‘Bush Doctrine’ hurt the Arab people
Charles Krauthammer’s column on March 7 is at best a righty’s wishful view of current events. At worst it is dangerously ignorant of the consequences of recent history. The Arab World is indeed embracing a “Freedom Agenda,” one about as foreign to the “invade and control” agenda of Bush and his Neo-Cons as halal meat is on Saint Patrick’s Day.
They are fleeing Bush’s tragic and destructive legacy as quickly as individual fingers can pass the word on social networking websites. Bush enriched the despots the Arab peoples are overthrowing. Zine al-Abidine Ben Ali, Hosni Mubarak and Moammar Gadhafi were beneficiaries and willing accomplices of the “Bush Doctrine.” They grabbed what they could from the friendly U.S. military-industrial complex and kept the lion’s share for themselves, barely passing a few pennies to their suffering peoples. Then-President Bush even brought Gadhafi in from the cold in October 2008 with Executive Order 13477, which specifically immunized Gadhafi from lawsuits arising from the colonel’s terrorist past.

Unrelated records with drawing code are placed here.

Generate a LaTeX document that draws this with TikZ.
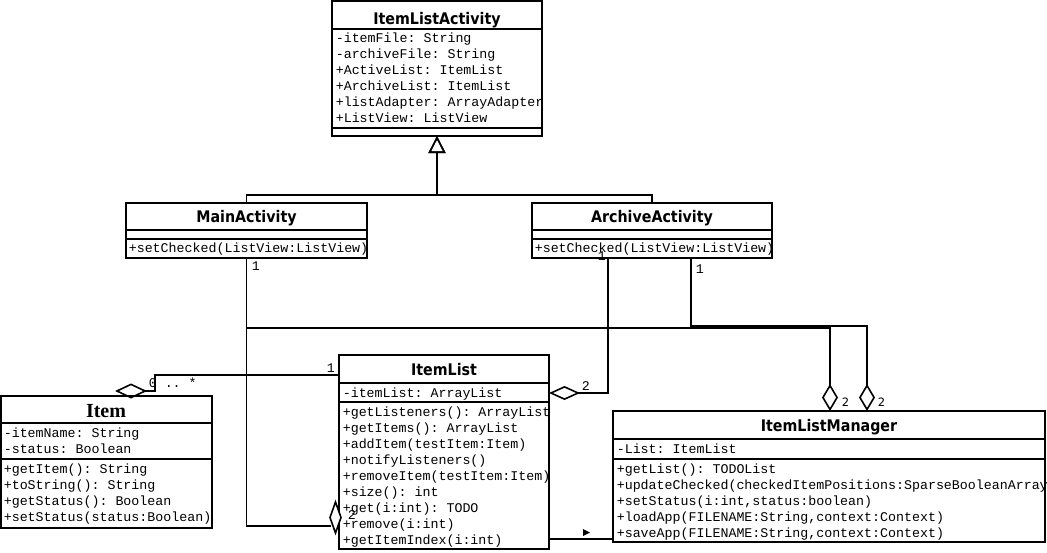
\documentclass[tikz,border=0pt]{standalone}
\usepackage{fontspec}
\setmonofont{Liberation Mono}
\newfontfamily\headfont[FakeStretch=0.89]{DejaVu Sans}
\newfontfamily\itemheadfont{Liberation Serif}
\newfontfamily\smalllabelfont{DejaVu Sans}
\usetikzlibrary{arrows.meta}

\begin{document}
\begin{tikzpicture}[x=1pt,y=-1pt,
  line width=1.6pt, line join=miter,
  classbox/.style 2 args={draw, line width=1.8pt, anchor=north west,
    minimum width=#1, minimum height=#2, inner sep=0pt, outer sep=0pt},
  member/.style={anchor=base west, inner sep=0pt,
    font=\fontsize{13.3}{16}\selectfont\ttfamily},
  classtitle/.style={anchor=base, inner sep=0pt,
    font=\fontsize{16}{18}\selectfont\headfont\bfseries},
  mult/.style={anchor=base west, inner sep=0pt,
    font=\fontsize{13.3}{16}\selectfont\ttfamily},
  multsans/.style={anchor=base west, inner sep=0pt,
    font=\fontsize{11.5}{13}\selectfont\smalllabelfont},
  aggtip/.style 2 args={-{Diamond[open,length=#1,width=#2]}},
  gentip/.style={-{Triangle[open,length=17pt,width=17pt]}},
]
\useasboundingbox (0,0) rectangle (1047,552);

% ---------------- class boxes ----------------
\node[classbox={210pt}{135pt}] (ILA) at (332,1) {};
\node[classbox={241pt}{55pt}]  (MA)  at (126,203) {};
\node[classbox={240pt}{55pt}]  (AA)  at (532,203) {};
\node[classbox={211pt}{132pt}] (IT)  at (1,396) {};
\node[classbox={210pt}{194pt}] (IL)  at (339,355) {};
\node[classbox={432pt}{131pt}] (IM)  at (613,411) {};

% compartment separators
\begin{scope}[line width=1.8pt]
\draw (ILA.west |- 0,29)  -- (ILA.east |- 0,29);
\draw (ILA.west |- 0,128) -- (ILA.east |- 0,128);
\draw (MA.west |- 0,230)  -- (MA.east |- 0,230);
\draw (MA.west |- 0,239)  -- (MA.east |- 0,239);
\draw (AA.west |- 0,230)  -- (AA.east |- 0,230);
\draw (AA.west |- 0,239)  -- (AA.east |- 0,239);
\draw (IT.west |- 0,423)  -- (IT.east |- 0,423);
\draw (IT.west |- 0,459)  -- (IT.east |- 0,459);
\draw (IL.west |- 0,383)  -- (IL.east |- 0,383);
\draw (IL.west |- 0,402)  -- (IL.east |- 0,402);
\draw (IM.west |- 0,439)  -- (IM.east |- 0,439);
\draw (IM.west |- 0,459)  -- (IM.east |- 0,459);
\end{scope}

% ---------------- titles ----------------
\node[classtitle] (ILA-t) at (437,24)    {ItemListActivity};
\node[classtitle] (MA-t)  at (246.5,222) {MainActivity};
\node[classtitle] (AA-t)  at (652,222)   {ArchiveActivity};
\node[classtitle] (IL-t)  at (444,375)   {ItemList};
\node[classtitle] (IM-t)  at (829,431)   {ItemListManager};
\node[anchor=base, inner sep=0pt, font=\fontsize{20}{22}\selectfont\itemheadfont\bfseries]
  (IT-t) at (106,417) {Item};

% ---------------- members ----------------
\foreach \t [count=\i] in {{-itemFile: String},{-archiveFile: String},
    {+ActiveList: ItemList},{+ArchiveList: ItemList},
    {+listAdapter: ArrayAdapter},{+ListView: ListView}}
  \node[member] (ILA-a\i) at (335,26+16*\i) {\t};

\node[member] (MA-m1) at (128,252) {+setChecked(ListView:ListView)};
\node[member] (AA-m1) at (534,252) {+setChecked(ListView:ListView)};

\foreach \t [count=\i] in {{-itemName: String},{-status: Boolean}}
  \node[member] (IT-a\i) at (3,421+16*\i) {\t};
\foreach \t [count=\i] in {{+getItem(): String},{+toString(): String},
    {+getStatus(): Boolean},{+setStatus(status:Boolean)}}
  \node[member] (IT-m\i) at (3,457+16*\i) {\t};

\node[member] (IL-a1) at (342,397) {-itemList: ArrayList};
\foreach \t [count=\i] in {{+getListeners(): ArrayList},{+getItems(): ArrayList},
    {+addItem(testItem:Item)},{+notifyListeners()},{+removeItem(testItem:Item)},
    {+size(): int},{+get(i:int): TODO},{+remove(i:int)},{+getItemIndex(i:int)}}
  \node[member] (IL-m\i) at (342,400+16.05*\i) {\t};

\node[member] (IM-a1) at (616,453) {-List: ItemList};
\foreach \t [count=\i] in {{+getList(): TODOList},
    {+updateChecked(checkedItemPositions:SparseBooleanArray)},
    {+setStatus(i:int,status:boolean)},
    {+loadApp(FILENAME:String,context:Context)},
    {+saveApp(FILENAME:String,context:Context)}}
  \node[member] (IM-m\i) at (616,457+16*\i) {\t};

% ---------------- generalization ----------------
\draw[gentip] (MA.north) -- ++(0,-8) -| (ILA.south);
\draw[gentip] (AA.north) -- ++(0,-8) -| (ILA.south);

% ---------------- aggregations ----------------
% ItemList -> Item
\draw[aggtip={32pt}{15pt}] (IL.west |- 0,375) -| (155,391) -- (115,391);
% MainActivity -> ItemList
\draw (MA.south) -- (MA.south |- 0,526) -- (331,526);
\draw[fill=white] (335.5,502) -- (341,517.5) -- (335.5,533) -- (330,517.5) -- cycle;
% MainActivity -> ItemListManager
\draw[aggtip={27pt}{16pt}] (MA.south |- 0,328) -| (830,0 |- IM.north);
% ArchiveActivity -> ItemList
\draw[aggtip={31pt}{14pt}] (608,0 |- AA.south) |- (IL.east |- 0,393);
% ArchiveActivity -> ItemListManager
\draw[aggtip={27pt}{16pt}] (691,0 |- AA.south) |- (867,326) -- (867,0 |- IM.north);

% ---------------- association ----------------
\draw (IL.east |- 0,539) -- (IM.west |- 0,539);
\fill (583,529) -- (590,532.5) -- (583,536) -- cycle;

% ---------------- multiplicities ----------------
\node[mult] (m-it-il)  at (326,372) {1};
\node[mult] (m-it-it)  at (148,387) {0 .. *};
\node[mult] (m-ma-1)   at (251,270) {1};
\node[mult] (m-ma-2)   at (347,519) {2};
\node[mult] (m-aa-1)   at (597,260) {1};
\node[mult] (m-aa-2)   at (695,273) {1};
\node[mult] (m-il-2)   at (581,390) {2};
\node[multsans] (m-im-1) at (841,406) {2};
\node[multsans] (m-im-2) at (877,406) {2};
\end{tikzpicture}
\end{document}
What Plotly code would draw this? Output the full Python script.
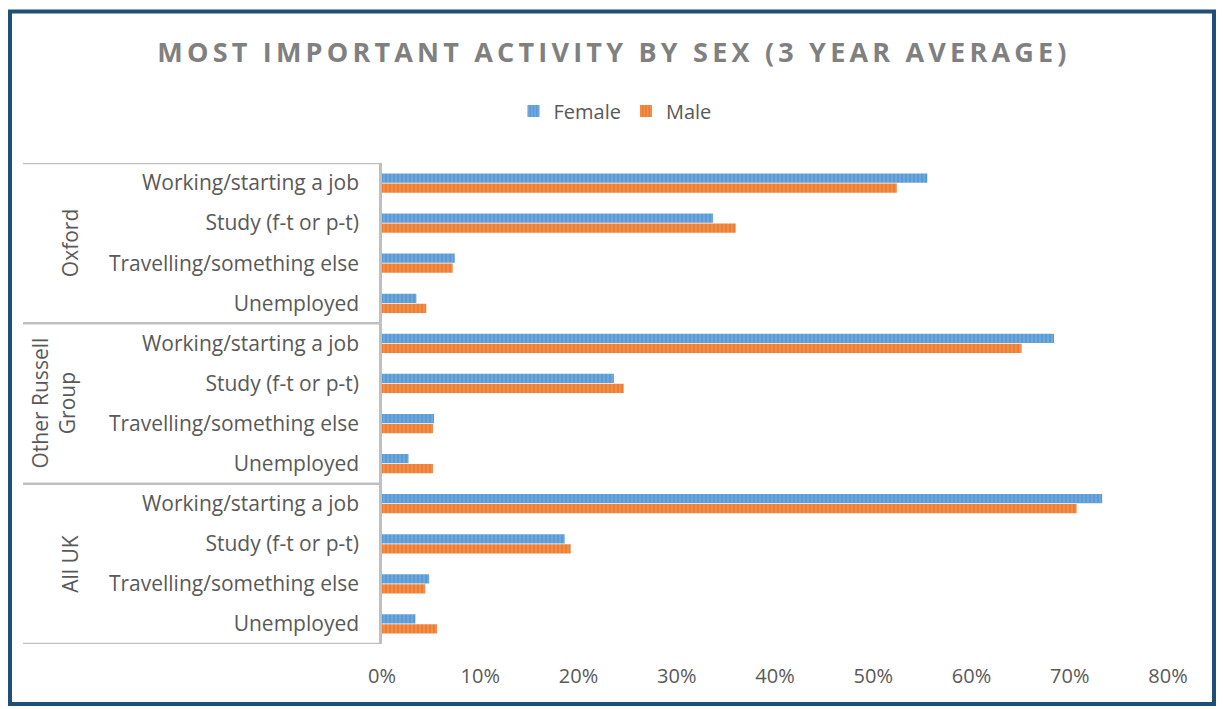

The people of Tunisia and Egypt learned of the debauchery through WikiLeaks, and they fought with their marching shoes and protest signs. The people of Libya are not so lucky, as their battle will be much tougher. Bush’s “Freedom Agenda” passed two wrecked and occupied nations to President Obama to somehow deal with. Even now, “freedom” has clearly not taken root in Iraq and Afghanistan. Thousands of U.S. and coalition troops and private contractors are dead. No one bothered to keep an accurate count of civilian deaths resulting from Bush’s “Freedom Agenda.”
When Bush claimed that certain people “hate our freedom,” he created false impressions. Arab peoples do want freedom and they’re willing to fight for it. Just not from beneath the heel of the U.S. military-industrial complex.